Dad had a long history of excessive drinking, and by the time I was born he was seriously enough addicted to abuse his family in the ways I describe early in my memoir. With the magical thinking characteristic of a child, I often wondered if I was to blame for his rages and if our family would be better off without me. But there was to be a brighter side to this story. His drinking aside, Dad was also a first-class salesman who made it to work in the morning, sometimes just barely. So the family business, with that strong a financial incentive for tolerating his delinquencies, made no serious effort to stop them. Not until he was almost forty did two former drinking buddies from Alcoholics Anonymous intervene. They saw dad through a long, painful process of recovery that restored him to me, but the drinking and smoking he had mercilessly inflicted on his body caught up with him, and six years later he died of cancer of the esophagus.
So I was right to start my memoir with the family business. It funded my attendance at a Jesuithigh school, where I found models of male behavior strong enough to influence me to study for the Catholic priesthood in the Jesuit order. But the longer I stayed with the Jesuits, the more I began to remember my by now deceased father. And the more the memory of him grew in me, the greater my realization that with the help of the spiritual and educational training I was receiving, I had become strong enough to live on my own. The Jesuits, who liked Latin, had a saying that they were selecti quidem, roughly translatable as “especially chosen.” True as that may have been, I discovered that I no longer wanted to be part of any select group not of my own unencumbered choosing. I wanted a wife, children and a secular career—an ordinary sort of life. And why, I thought, shouldn’t I have one? I had a father who in breaking a ruinous habit, and doing it for his family’s sake, had shown himself morally stronger than all those who had him permanently classified as an unreliable drunk.  In short, I was proud of him. So I gave up a dream of achievement that had been founded on forgetting and settled down to a life based on remembering. In short, I tried to emancipate myself not from anything so oppressive as institutionalized slavery or patriarchy, but from a kind of life I found out I had only half chosen.

             

2 comments:

Nancy Jacoby said...

What a wonderfully moving post. Families are such complex structures, and even though our childhood years are frozen in time, they remain alive in us, and we see them from different perspectives with each passing decade. They almost change, in a sense, as we better understand our parents' actions, sacrifices, and struggles through working our own way through the ages they were in our first decade or so of knowing them. It's a funny thing. I loved the line where you said you were proud of your father, and I'm glad you were able to reach that place in your recollection of him and his life and move forward in a life of your choosing.

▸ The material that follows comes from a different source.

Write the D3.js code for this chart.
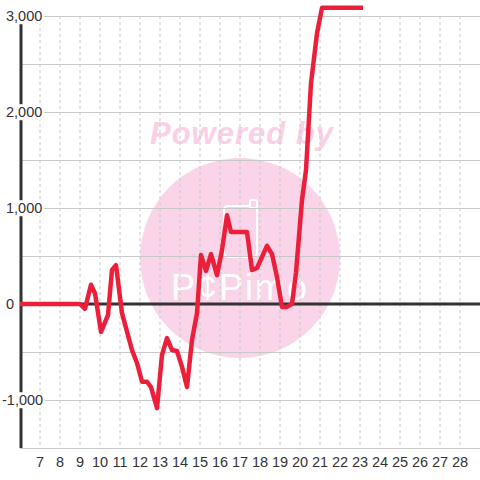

Carolyn Niethammer said...

This is a very powerful article. Both my parents are gone now and I wonder why I never asked them about the choices they made. Perhaps because the question wouldn't have fully made sense to them -- you just did one thing after the other and ended up where you did. My parents made choices that led them from a very comfortable middle-class life to one of struggle. We never missed any meals but they were meals of economy. For some, the ability and choice to do some reflection on life is a result of higher education and what we learn in literature class about reflecting on characters' motivations; for others it comes naturally.